start GIVEN MATERIAL

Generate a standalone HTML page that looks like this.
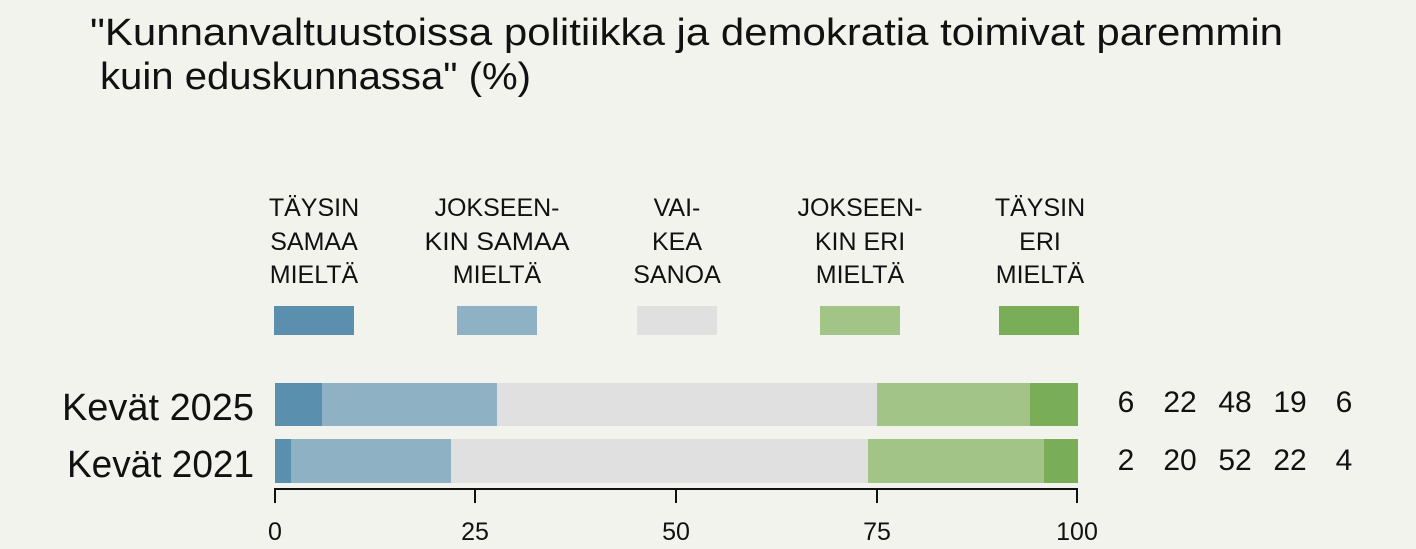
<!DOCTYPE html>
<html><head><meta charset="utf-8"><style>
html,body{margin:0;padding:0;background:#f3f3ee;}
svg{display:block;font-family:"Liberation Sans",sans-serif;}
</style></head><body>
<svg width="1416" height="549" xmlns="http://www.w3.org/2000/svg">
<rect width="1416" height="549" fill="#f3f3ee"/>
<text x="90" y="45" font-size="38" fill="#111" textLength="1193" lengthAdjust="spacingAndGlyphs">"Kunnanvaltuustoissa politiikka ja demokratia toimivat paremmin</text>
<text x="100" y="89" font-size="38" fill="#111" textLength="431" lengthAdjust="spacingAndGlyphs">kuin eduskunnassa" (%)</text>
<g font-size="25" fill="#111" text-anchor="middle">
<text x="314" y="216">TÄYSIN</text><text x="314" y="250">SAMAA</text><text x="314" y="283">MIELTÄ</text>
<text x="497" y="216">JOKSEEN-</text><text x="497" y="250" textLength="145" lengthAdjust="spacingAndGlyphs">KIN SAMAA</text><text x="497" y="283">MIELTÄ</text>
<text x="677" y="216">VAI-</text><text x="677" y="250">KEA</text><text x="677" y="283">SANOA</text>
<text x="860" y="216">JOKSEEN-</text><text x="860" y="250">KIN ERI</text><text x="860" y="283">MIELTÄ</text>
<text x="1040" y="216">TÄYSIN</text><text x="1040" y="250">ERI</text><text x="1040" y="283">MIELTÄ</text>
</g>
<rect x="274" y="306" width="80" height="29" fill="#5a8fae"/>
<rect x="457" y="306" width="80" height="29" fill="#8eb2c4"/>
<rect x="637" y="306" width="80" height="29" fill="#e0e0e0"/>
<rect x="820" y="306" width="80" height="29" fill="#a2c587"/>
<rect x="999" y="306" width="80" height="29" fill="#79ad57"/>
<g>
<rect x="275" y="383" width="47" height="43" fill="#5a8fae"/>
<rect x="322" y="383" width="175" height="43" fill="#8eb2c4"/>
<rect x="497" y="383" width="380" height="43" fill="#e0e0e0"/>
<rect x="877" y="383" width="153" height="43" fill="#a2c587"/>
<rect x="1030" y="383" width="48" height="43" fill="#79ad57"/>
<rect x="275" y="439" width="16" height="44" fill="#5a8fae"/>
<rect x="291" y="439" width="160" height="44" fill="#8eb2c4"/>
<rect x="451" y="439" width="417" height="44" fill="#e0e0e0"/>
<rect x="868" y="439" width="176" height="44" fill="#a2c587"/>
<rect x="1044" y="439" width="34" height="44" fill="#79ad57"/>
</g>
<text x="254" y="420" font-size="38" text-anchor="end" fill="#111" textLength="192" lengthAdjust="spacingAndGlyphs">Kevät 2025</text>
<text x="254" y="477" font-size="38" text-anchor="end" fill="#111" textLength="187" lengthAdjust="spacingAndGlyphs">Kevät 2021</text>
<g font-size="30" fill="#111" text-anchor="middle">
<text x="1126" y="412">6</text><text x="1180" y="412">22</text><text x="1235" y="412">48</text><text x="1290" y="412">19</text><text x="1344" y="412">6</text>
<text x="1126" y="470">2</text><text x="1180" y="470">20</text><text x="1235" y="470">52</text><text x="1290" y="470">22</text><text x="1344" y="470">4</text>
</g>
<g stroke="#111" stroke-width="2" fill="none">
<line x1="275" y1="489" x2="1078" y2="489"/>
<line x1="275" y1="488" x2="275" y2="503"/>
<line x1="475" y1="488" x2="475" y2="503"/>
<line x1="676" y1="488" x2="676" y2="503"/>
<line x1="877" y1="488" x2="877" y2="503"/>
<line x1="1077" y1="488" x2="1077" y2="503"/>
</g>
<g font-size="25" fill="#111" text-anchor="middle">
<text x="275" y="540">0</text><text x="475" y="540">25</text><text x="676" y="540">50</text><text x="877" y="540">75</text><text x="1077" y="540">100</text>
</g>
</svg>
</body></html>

end GIVEN MATERIAL

### WHAT YOU ARE ASKED TO DO
Every line of the data above should be quoted exactly. Omit the pictures.

### COMPLETE OUTPUT
Generate a standalone HTML page that looks like this.
<!DOCTYPE html>
<html><head><meta charset="utf-8"><style>
html,body{margin:0;padding:0;background:#f3f3ee;}
svg{display:block;font-family:"Liberation Sans",sans-serif;}
</style></head><body>
<svg width="1416" height="549" xmlns="http://www.w3.org/2000/svg">
<rect width="1416" height="549" fill="#f3f3ee"/>
<text x="90" y="45" font-size="38" fill="#111" textLength="1193" lengthAdjust="spacingAndGlyphs">"Kunnanvaltuustoissa politiikka ja demokratia toimivat paremmin</text>
<text x="100" y="89" font-size="38" fill="#111" textLength="431" lengthAdjust="spacingAndGlyphs">kuin eduskunnassa" (%)</text>
<g font-size="25" fill="#111" text-anchor="middle">
<text x="314" y="216">TÄYSIN</text><text x="314" y="250">SAMAA</text><text x="314" y="283">MIELTÄ</text>
<text x="497" y="216">JOKSEEN-</text><text x="497" y="250" textLength="145" lengthAdjust="spacingAndGlyphs">KIN SAMAA</text><text x="497" y="283">MIELTÄ</text>
<text x="677" y="216">VAI-</text><text x="677" y="250">KEA</text><text x="677" y="283">SANOA</text>
<text x="860" y="216">JOKSEEN-</text><text x="860" y="250">KIN ERI</text><text x="860" y="283">MIELTÄ</text>
<text x="1040" y="216">TÄYSIN</text><text x="1040" y="250">ERI</text><text x="1040" y="283">MIELTÄ</text>
</g>
<rect x="274" y="306" width="80" height="29" fill="#5a8fae"/>
<rect x="457" y="306" width="80" height="29" fill="#8eb2c4"/>
<rect x="637" y="306" width="80" height="29" fill="#e0e0e0"/>
<rect x="820" y="306" width="80" height="29" fill="#a2c587"/>
<rect x="999" y="306" width="80" height="29" fill="#79ad57"/>
<g>
<rect x="275" y="383" width="47" height="43" fill="#5a8fae"/>
<rect x="322" y="383" width="175" height="43" fill="#8eb2c4"/>
<rect x="497" y="383" width="380" height="43" fill="#e0e0e0"/>
<rect x="877" y="383" width="153" height="43" fill="#a2c587"/>
<rect x="1030" y="383" width="48" height="43" fill="#79ad57"/>
<rect x="275" y="439" width="16" height="44" fill="#5a8fae"/>
<rect x="291" y="439" width="160" height="44" fill="#8eb2c4"/>
<rect x="451" y="439" width="417" height="44" fill="#e0e0e0"/>
<rect x="868" y="439" width="176" height="44" fill="#a2c587"/>
<rect x="1044" y="439" width="34" height="44" fill="#79ad57"/>
</g>
<text x="254" y="420" font-size="38" text-anchor="end" fill="#111" textLength="192" lengthAdjust="spacingAndGlyphs">Kevät 2025</text>
<text x="254" y="477" font-size="38" text-anchor="end" fill="#111" textLength="187" lengthAdjust="spacingAndGlyphs">Kevät 2021</text>
<g font-size="30" fill="#111" text-anchor="middle">
<text x="1126" y="412">6</text><text x="1180" y="412">22</text><text x="1235" y="412">48</text><text x="1290" y="412">19</text><text x="1344" y="412">6</text>
<text x="1126" y="470">2</text><text x="1180" y="470">20</text><text x="1235" y="470">52</text><text x="1290" y="470">22</text><text x="1344" y="470">4</text>
</g>
<g stroke="#111" stroke-width="2" fill="none">
<line x1="275" y1="489" x2="1078" y2="489"/>
<line x1="275" y1="488" x2="275" y2="503"/>
<line x1="475" y1="488" x2="475" y2="503"/>
<line x1="676" y1="488" x2="676" y2="503"/>
<line x1="877" y1="488" x2="877" y2="503"/>
<line x1="1077" y1="488" x2="1077" y2="503"/>
</g>
<g font-size="25" fill="#111" text-anchor="middle">
<text x="275" y="540">0</text><text x="475" y="540">25</text><text x="676" y="540">50</text><text x="877" y="540">75</text><text x="1077" y="540">100</text>
</g>
</svg>
</body></html>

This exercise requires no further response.